– Насвистелся, служилый? Имечко мне скажешь, или, допустим, захочешь в штаны накласть?

И тут не робкий Филипп Прокопьевич, повоевавший на трех фронтах, горевший в танке под Прохоровкой, четырежды раненый, причем один раз настолько серьезно, что врачи не верили, что выкарабкается, дал слабину. Лучше на «Тигра» в чистом поле в лобовую атаку идти, чем с этой старухой связываться. Прищелкнет пальцами и действительно в штаны наложишь, и голый три раза вокруг горкома обежишь, и портрет вождя сожжешь при стечении народа. К черту эти подписки!

– Минуточку, гражданочка, – миролюбиво сказал он, тяжело поднимаясь с пола и отряхиваясь. – Сейчас я предоставлю все необходимые сведения.

Старуха невозмутимо опустилась на стул, а хозяин кабинета бросился к шкафу и зашуршал бумагами.

– Вот, гражданочка, – первый секретарь победно шлепнул на стол газету «Правда». – Вот, – он потыкал заскорузлым пальцем в большую, на четверть разворота, групповую фотографию, – во втором ряду, пятый слева. Этот самый товарищ и есть. Очень, очень ответственный и облеченный большим доверием. На самом верху, так сказать, облеченный.

– Ишь ты, – старуха склонилась над газетой. – Да точно ли он, служилый?

– Точнее некуда. А зовут его… – Филипп Прокопьевич, боязливо оглянувшись, прошептал старухе на ухо имя ответственного товарища.

Старуха кивнула, встала, упрятала куда-то в недра телогрейки газету. Ухватила со стола стакан с водкой и залихватски выпила, не поморщившись.

У первого секретаря глаза сделались совсем круглыми.
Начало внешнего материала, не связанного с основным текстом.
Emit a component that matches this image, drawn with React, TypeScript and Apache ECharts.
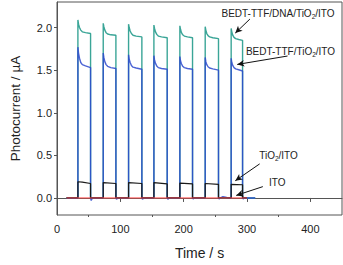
import React, { useEffect, useRef } from "react";
import * as echarts from "echarts";

// Photocurrent response (µA) versus time (s) for four electrodes under chopped light.
const dnaFilm: [number, number][] = [
  [15, 0], [33, 0],
  [33, 2.09], [34, 2.04], [35.5, 2.0], [37.5, 1.97], [40, 1.95], [45, 1.94], [53, 1.93], [53, 0],
  [73, 0], [73, 2.05], [74, 2.01], [75.5, 1.97], [77.5, 1.94], [80, 1.925], [85, 1.915], [93, 1.91], [93, 0],
  [113, 0], [113, 2.04], [114, 2.0], [115.5, 1.96], [117.5, 1.93], [120, 1.91], [125, 1.9], [134, 1.89], [134, 0],
  [153, 0], [153, 2.03], [154, 1.99], [155.5, 1.95], [157.5, 1.92], [160, 1.9], [165, 1.89], [174, 1.88], [174, 0],
  [194, 0], [194, 2.02], [195, 1.98], [196.5, 1.94], [198.5, 1.915], [201, 1.9], [206, 1.89], [214, 1.88], [214, 0],
  [234, 0], [234, 2.01], [235, 1.97], [236.5, 1.93], [238.5, 1.905], [241, 1.89], [246, 1.88], [255, 1.87], [255, 0],
  [275, 0], [275, 1.99], [276, 1.95], [277.5, 1.91], [279.5, 1.885], [282, 1.87], [287, 1.86], [293, 1.85], [293, 0],
  [313, 0],
];

const ttfFilm: [number, number][] = [
  [15, 0], [28, -0.005], [33, 0],
  [33, 1.77], [34, 1.7], [35.5, 1.64], [37.5, 1.59], [40, 1.565], [45, 1.55], [53, 1.53], [53, 0], [54, -0.03], [56, 0],
  [73, 0], [73, 1.7], [74, 1.65], [75.5, 1.6], [77.5, 1.565], [80, 1.545], [85, 1.53], [93, 1.52], [93, 0], [94, -0.015], [96, 0],
  [113, 0], [113, 1.68], [114, 1.63], [115.5, 1.59], [117.5, 1.555], [120, 1.535], [125, 1.525], [134, 1.51], [134, 0], [135, -0.015], [137, 0],
  [153, 0], [153, 1.67], [154, 1.62], [155.5, 1.58], [157.5, 1.55], [160, 1.53], [165, 1.52], [174, 1.51], [174, 0], [175, -0.015], [177, 0],
  [194, 0], [194, 1.66], [195, 1.61], [196.5, 1.575], [198.5, 1.545], [201, 1.53], [206, 1.52], [214, 1.51], [214, 0], [215, -0.01], [217, 0],
  [234, 0], [234, 1.65], [235, 1.6], [236.5, 1.565], [238.5, 1.54], [241, 1.525], [246, 1.515], [255, 1.5], [255, 0], [256, -0.01], [258, 0],
  [262, 0.015], [266, 0.01], [270, 0],
  [275, 0], [275, 1.64], [276, 1.59], [277.5, 1.555], [279.5, 1.53], [282, 1.515], [287, 1.505], [293, 1.49], [293, 0], [294, -0.01], [296, 0],
  [313, 0],
];

const tio2Film: [number, number][] = [
  [15, 0], [33, 0], [33, 0.19], [40, 0.185], [53, 0.17], [53, 0],
  [73, 0], [73, 0.18], [93, 0.17], [93, 0],
  [113, 0], [113, 0.18], [134, 0.17], [134, 0],
  [153, 0], [153, 0.18], [174, 0.165], [174, 0],
  [194, 0], [194, 0.175], [214, 0.165], [214, 0],
  [234, 0], [234, 0.17], [255, 0.16], [255, 0],
  [275, 0], [275, 0.16], [293, 0.155], [293, 0],
  [300, 0],
];

const bareIto: [number, number][] = [
  [15, 0], [300, 0],
];

const xMajorTicks = [0, 100, 200, 300, 400];
const xMinorTicks = [50, 150, 250, 350];
const yMajorTicks = [0, 0.5, 1.0, 1.5, 2.0];

// Arrow start/end in data units (time, current)
const arrowDna: [number, number][] = [[304.6, 2.1], [281.5, 1.935]];
const arrowTtf: [number, number][] = [[364, 1.666], [284.6, 1.567]];
const arrowTio2: [number, number][] = [[320, 0.4], [281.5, 0.202]];
const arrowIto: [number, number][] = [[325, 0.133], [283, 0.03]];

const FONT = "Liberation Sans, Arial, sans-serif";
const AXIS_COLOR = "#555";

function arrow(pts: [number, number][]) {
  return [
    { coord: pts[0], symbol: "none" },
    { coord: pts[1], symbol: "arrow" },
  ];
}

function subLabel(pre: string, post: string, x: number, y: number) {
  return {
    type: "text",
    x,
    y,
    style: {
      text: `{n|${pre}}{s|2}{n|${post}}`,
      align: "center",
      verticalAlign: "middle",
      rich: {
        n: { fontFamily: FONT, fontSize: 10, fill: "#222" },
        s: { fontFamily: FONT, fontSize: 6.5, fill: "#222", padding: [6, 0, 0, 0] },
      },
    },
  };
}

export default function App() {
  const ref = useRef<HTMLDivElement>(null);

  useEffect(() => {
    if (!ref.current) return;
    const chart = echarts.init(ref.current, null, { renderer: "svg" });
    chart.setOption({
      animation: false,
      backgroundColor: "#fff",
      grid: {
        left: 49,
        right: 1,
        top: 2,
        bottom: 45,
        show: true,
        borderColor: AXIS_COLOR,
        borderWidth: 1,
      },
      xAxis: [
        {
          type: "value",
          min: 0,
          max: 450,
          name: "Time / s",
          nameLocation: "middle",
          nameGap: 31,
          nameTextStyle: { fontFamily: FONT, fontSize: 14, color: "#222" },
          axisLine: { lineStyle: { color: AXIS_COLOR } },
          axisTick: { show: true, length: 4, customValues: xMajorTicks, lineStyle: { color: AXIS_COLOR } },
          axisLabel: { customValues: xMajorTicks, fontFamily: FONT, fontSize: 11, color: "#222", margin: 8 },
          splitLine: { show: false },
        },
        {
          type: "value",
          min: 0,
          max: 450,
          position: "bottom",
          axisLine: { show: false },
          axisTick: { show: true, length: 2, customValues: xMinorTicks, lineStyle: { color: AXIS_COLOR } },
          axisLabel: { show: false },
          splitLine: { show: false },
        },
      ],
      yAxis: {
        type: "value",
        min: -0.2,
        max: 2.3,
        name: "Photocurrent / µA",
        nameLocation: "middle",
        nameGap: 35,
        nameTextStyle: { fontFamily: FONT, fontSize: 13.5, color: "#222" },
        axisLine: { show: true, lineStyle: { color: AXIS_COLOR } },
        axisTick: { show: true, length: 3, customValues: yMajorTicks, lineStyle: { color: AXIS_COLOR } },
        axisLabel: {
          customValues: yMajorTicks,
          fontFamily: FONT,
          fontSize: 11,
          color: "#222",
          margin: 5,
          formatter: (v: number) => v.toFixed(1),
        },
        splitLine: { show: false },
      },
      series: [
        {
          name: "BEDT-TTF/DNA/TiO2/ITO",
          type: "line",
          data: dnaFilm,
          showSymbol: false,
          lineStyle: { color: "#3aa597", width: 1.4 },
          markLine: {
            silent: true,
            symbolSize: [5, 7],
            lineStyle: { color: "#111", width: 1, type: "solid" },
            label: { show: false },
            data: [arrow(arrowDna), arrow(arrowTtf), arrow(arrowTio2), arrow(arrowIto)],
          },
        },
        {
          name: "BEDT-TTF/TiO2/ITO",
          type: "line",
          data: ttfFilm,
          showSymbol: false,
          lineStyle: { color: "#2b48cc", width: 1.4, opacity: 0.85 },
        },
        {
          name: "TiO2/ITO",
          type: "line",
          data: tio2Film,
          showSymbol: false,
          lineStyle: { color: "#1a1a1a", width: 1.2 },
        },
        {
          name: "ITO",
          type: "line",
          data: bareIto,
          showSymbol: false,
          lineStyle: { color: "#ff4545", width: 1 },
        },
      ],
      graphic: [
        subLabel("BEDT-TTF/DNA/TiO", "/ITO", 278, 13.5),
        subLabel("BEDT-TTF/TiO", "/ITO", 290.5, 51),
        subLabel("TiO", "/ITO", 278.5, 155.5),
        {
          type: "text",
          x: 277.3,
          y: 182.7,
          style: {
            text: "ITO",
            align: "center",
            verticalAlign: "middle",
            fontFamily: FONT,
            fontSize: 10,
            fill: "#222",
          },
        },
      ],
    });
    return () => chart.dispose();
  }, []);

  return (
    <div
      ref={ref}
      style={{ position: "absolute", left: 0, top: 0, width: 343, height: 265 }}
    />
  );
}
– Спасибо, служилый, уважил, – коротко поклонилась гостья, – а бражку не пей на службе. Иначе донесут на тебя вскорости. Снимут за пьянство. Из секты вашей исключат и пропадет твоя головушка. Понял ли?

Филипп Прокопьевич молча кивнул.

– Вот и славно. Прощевай тогда, служилый.

Дверь за старухой беззвучно закрылась. Первый секретарь утер холодный пот со лба и упрятал бутылку поглубже в стол. Очень хотелось перекреститься, но было стыдно дисциплинированным стыдом партийного работника.

На улице бушевал май. Он щедро разбрызгивал изумрудную зелень по оттаявшим веткам, жмурился на солнце сонным прищуром тощих облезлых уличных котов, вспархивал облачками теплой дорожной пыли из-под ног редких прохожих.

Таисия шла и поглядывала по сторонам. В Бердске бывать ей приходилось нечасто. Почитай одиннадцать лет как не выбиралась – и то нужда погнала. Изменился город. Дымят кирпичные трубы. Вот, на месте сгоревшей купеческой лавки, свежеотстроенный магазин, а рядом клуб: ветерок лениво колышет красное тяжелое полотнище над крыльцом, на двери амбарный замок. Откуда-то со стороны «чугунки» доносится протяжный певучий паровозный гудок. Идет жизнь.

Деревянные домишки, жмущиеся к дороге, время военное не пощадило. Ставни у замызганных окошек покосились через одну, крыши худые, палисадники пообветшали, почернели от времени, дождя и снега.

Улица с разбега ткнулась в базарную площадь. Здесь торговали в основном прошлогодней картошкой, соленьями, желтым залежалым салом, засахаренным мёдом. Ну и одёжка ношеная, латанная-перелатанная тоже на продажу имелась. Между рядами бродили редкие покупатели, да все больше приценивались и любопытствовали.

Скрипучий потрепанный грузовичок «Студебеккер» догнал Таисию уже на выезде из города. Водитель – веселый молодой парень в лихо заломленной кепке распахнул пассажирскую дверь.

– Тебе куда, мамаша?!

– А по пути нам, – заметила старуха, без всякого стеснения забираясь в кабину.

– А ты откуда знаешь куда я еду?

– Чего тут знать-то? В Тюменькино. Везешь кой-чего для сельмага. Ну так и мне в ту сторону, однако.